If you try to give a "clever" answer at this point rather than collaborating with the interviewer, it's likely to give a bad impression. A good interview process isn't just looking for people who are strong programmers, it's looking for people who are good engineers - and good engineers are people who collaborate well rather than trying to prove a point at the first available opportunity.

1 comments

I personally would find it a more experienced approach to look up a prewritten, tested library, used by other people.
It's not the point. At this point the interviewer isn't asking whether you can ship something, he's asking you whether you understand code or not. You need to fully comprehend what you're shipping, whether you imported it from a tested library or you built it yourself.
You should have seen the shambolic mess of a Python script I inherited from a colleague. The script was doing bash calls, to call itself with different arguments. Functions generating functions, not because of any high level of abstraction, but because she didn't know how to write a module.
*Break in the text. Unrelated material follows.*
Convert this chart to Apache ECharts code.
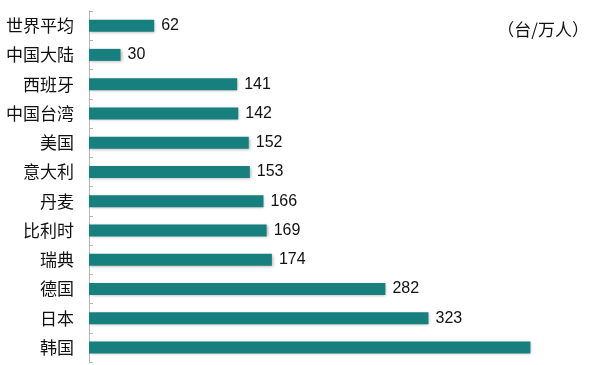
<!DOCTYPE html>
<html>
<head>
<meta charset="utf-8">
<script src="https://cdn.jsdelivr.net/npm/echarts@6/dist/echarts.min.js"></script>
<style>
html,body{margin:0;padding:0;background:#fff;}
#chart{width:600px;height:365px;}
</style>
</head>
<body>
<div id="chart"></div>
<script>
const categories = ['世界平均','中国大陆','西班牙','中国台湾','美国','意大利','丹麦','比利时','瑞典','德国','日本','韩国'];
const values = [62, 30, 141, 142, 152, 153, 166, 169, 174, 282, 323, 420];
const showLabel = [true,true,true,true,true,true,true,true,true,true,true,false];
const unitText = '（台/万人）';

const chart = echarts.init(document.getElementById('chart'));
chart.setOption({
  animation: false,
  backgroundColor: '#fff',
  title: {
    text: unitText,
    right: 6,
    top: 16,
    textStyle: {fontSize: 17, fontWeight: 'normal', color: '#111', fontFamily: 'Noto Sans CJK SC'}
  },
  grid: {left: 89, top: 11, bottom: 3, width: 504.5},
  xAxis: {
    type: 'value', min: 0, max: 480,
    show: false
  },
  yAxis: {
    type: 'category',
    data: categories,
    inverse: true,
    axisLine: {show: true, lineStyle: {color: '#b5b5b5', width: 1}},
    axisTick: {show: true, inside: true, length: 4, lineStyle: {color: '#b5b5b5'}},
    axisLabel: {fontSize: 17, color: '#111', margin: 15, fontFamily: 'Noto Sans CJK SC'}
  },
  series: [{
    type: 'bar',
    data: values.map((v, i) => ({value: v, label: {show: showLabel[i]}})),
    barWidth: 12,
    itemStyle: {
      color: '#17807e',
      shadowColor: 'rgba(0,0,0,0.3)',
      shadowBlur: 3,
      shadowOffsetX: 1,
      shadowOffsetY: 1
    },
    label: {
      show: true, position: 'right', distance: 7,
      fontSize: 16, color: '#111', fontFamily: 'Liberation Sans'
    }
  }]
});
</script>
</body>
</html>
The code inside was more complex than fizzbuzz, but the way it was shipped was beyond terrible.

Coding something like fizbuzz is usually day one of a programming course. Using modules maybe day 2 or 3? I would see it as a sign of a more mature developer.

That's exactly the point of fizzbuzz: weed out those who clearly can't code. Only when the fizzbuzz test is passed can we start going into interesting parts, where an interviewer can assess whether you're a (truly) mature developer.